Konev planned a new offensive later that month, which included a diversionary attack directly on Iasi. Early on April 24 several reinforced rifle battalions of the 337th were to conduct a reconnaissance-in-force along the road from Zahorna to Iasi. Regardless of the success of this reconnaissance, the remainder of 33rd Corps, with armor support, was to attack the Romanian 18th Infantry Division between Tautesti and Vinaturi early the next day. On the 26th, forces of the 52nd Army would join the attack, backed by additional tanks and the 337th in support, all in the aim of capturing the enemy's defenses at Vulturi, 6 km due north of Iasi. In the event, the reconnaissance made few gains, while the main attack managed to wedge up to 2–3 km into the Romanian defenses east of Tautesti before reinforcements from the German 79th and 46th Infantry, and 24th Panzer Divisions forced 33rd Corps back to its jumping-off positions by the end of April 28.

A further effort was scheduled to begin on May 2. An extensive regrouping moved 78th Rifle Division westwards to reinforce the 35th Guards Rifle Corps, while the remainder of 33rd Corps was make a supporting assault northwest of Iasi, beginning at 0615 hrs. This made no progress against stubborn resistance, for a loss of 24 men killed and 113 wounded. Konev's forces persisted in their attacks until May 7, but this produced nothing but casualties for the 337th. The front remained mostly quiet until near the end of the month.

During this time Konev ordered a major regrouping of his forces to the sector north of Iasi, intending to make another effort against that city. However, on May 24 he was reassigned to command of the 1st Ukrainian Front; he was replaced by Gen. R. I. Malinovsky and the offensive was cancelled.
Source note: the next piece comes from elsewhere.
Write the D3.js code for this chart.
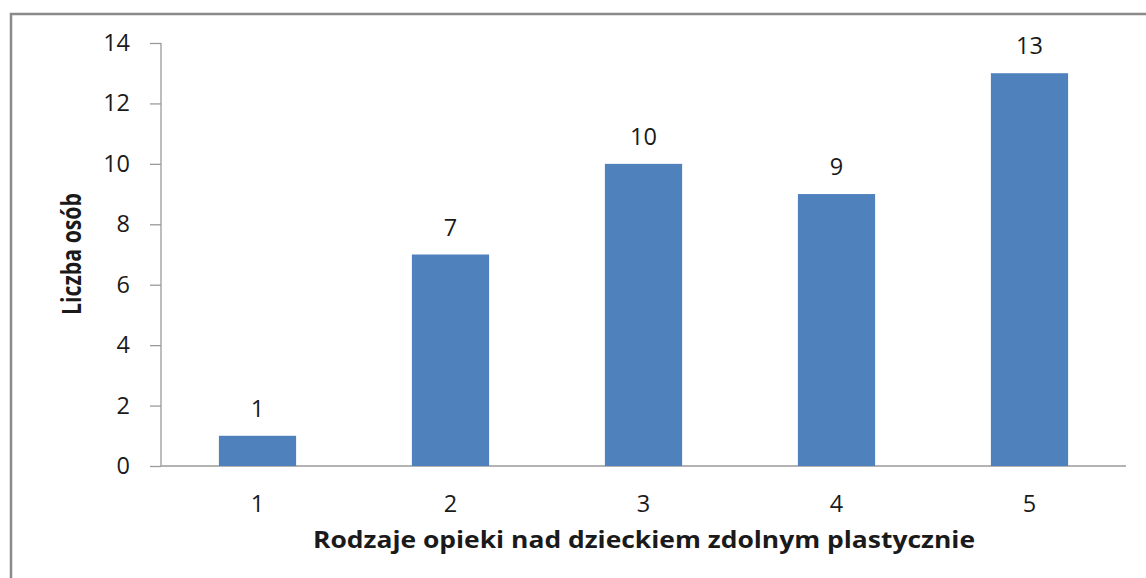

German intelligence had noticed the regrouping, and their 8th Army made plans for a preemptive attack. This began on May 30 and took the Soviet forces by surprise. The 337th and 202nd Divisions of 33rd Corps were deployed defensively on an 8 km sector from Horlesti to Avantul, backed by forward elements of 16th Tank Corps about 5 km to the rear. The Axis forces attacking were from Grossdeutschland Panzer Grenadier and 24th Panzer Divisions, backed by the Romanian 3rd and 18th Divisions. The initial assault, Operation Sonja, hit 52nd Army to the east and continued until June 1, driving a deep wedge into its defenses. The next day the second phase, Operation Katja, was launched against 27th Army. By now, 206th Rifle Division had arrived from the west to support the rest of 33rd Corps. The attack hit the boundary between 33rd Corps and 52nd Army and collapsed the 337th's defenses around Horlesti, bypassing that town and moving towards Zahorna, which was held by the division's second echelon rifle regiment. Horlesti was soon captured, and the division fell back rapidly to the north. By midday the Soviet front was pierced in many places, and Grossdeutschland's fusilier regiment in particular had caused heavy casualties to the 337th. By mid-morning the 33rd Corps was described as "shattered", and on June 3 only "remnants" of the division were still in the fight. The arrival of the 27th Guards Rifle Corps, and especially the 409th Rifle Division, brought Katya to a halt by June 6.

===Second Jassy-Kishinev Offensive===
The division rebuilt at the front through the rest of June and July. The plan for the next Soviet offensive called for 27th Army to lead its attack with 104th and 35th Guards Rifle Corps with 33rd Corps in second echelon; the 337th's divisional artillery was to support 35th Guards Corps' assault. In the days leading up to the offensive the division had to change its front sectors twice, at night and under heavy security. The offensive opened on August 20, and the 337th entered the fighting the next day. The Corps' objective was the enemy defensive line along the Mare Ridge. During the morning the attack ran into resistance from remnants of Romanian 5th Infantry Division, a regiment of the German 46th Infantry Division, and Romanian 13th Infantry Division, supported by tanks. Counterattacks by these Axis forces were held off, and in the afternoon were crushed; despite this, 33rd Corps, which was tasked to take Mare Ridge, only reached its forward edge by the end of the day. This proved a temporary setback. On August 22 the 337th, taking advantage of the 5th Guards Tank Corps operating ahead of it, broke into the clear and advanced far to the south, reaching the Birlad River and crossing it near Todiresti.

==Postwar==
In the last weeks of the war 27th Army was reassigned to 3rd Ukrainian Front, and the division ended the war in western Austria having earned the full title of 337th Rifle, Lubny, Order of the Red Banner, Order of Suvorov, Order of Bogdan Khmelnitsky Division (Russian: 337-я стрелковая Лубненская Краснознамённая орденов Суворова и Богдана Хмельницкого дивизия). The division was initially part of the Southern Group of Forces with the 27th Army, but was later transferred to Vinnytsia in the Carpathian Military District and disbanded by May 1946 as part of 33rd Rifle Corps.